I suggest further that the issuance of a notice of violation in the off-street lots constitutes a threat of prosecution under a (nonexistant) ordinance and that the obtaining of funds in that manner constitutes the crime of theft by extortion. This could also be a civil rights violation, since the PPA is a governmental entity and was in any event acting under color of law.

If the receipt of the underlying funds (parking and violation revenues) were thefts, the receipt by the Borough of such funds from the PPA, knowing or believing that the funds were stolen, is, of course, the crime of theft by receiving stolen property (unless the Borough is holding those funds in order to return them to their true owners).

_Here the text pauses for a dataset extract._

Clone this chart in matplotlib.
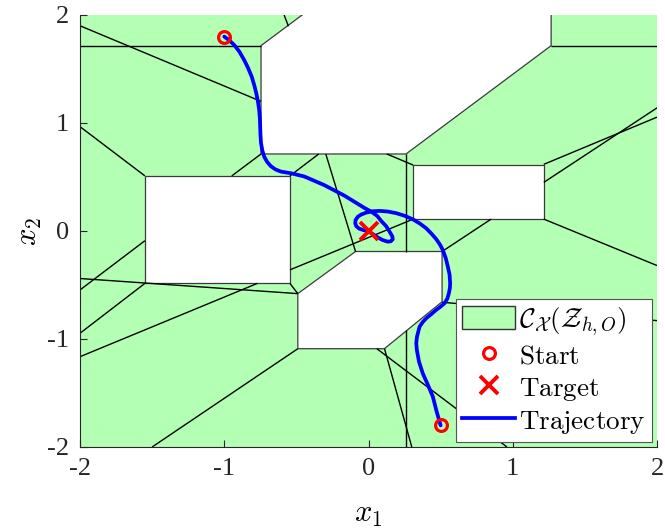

All the technicalities aside, what happened is that the PPA took in money to which it was not entitled. The PPA, however misbegotten, was a creature of the Borough. I suggest that Council now needs to make things right. In the case of credit card payments, the Borough should have the information needed to credit those payments back to the customers. In the case of paid violation notices, the Borough should have at least the vehicle plate number, which will allow you to determine the owner’s identity and address, to which a refund can be directed.

That leaves the matter of what should be done about those (the PPA and its Executive Director) who created this situation. Thanking them for their service is not what I’d have in mind.

I hope that you will take this seriously and act accordingly.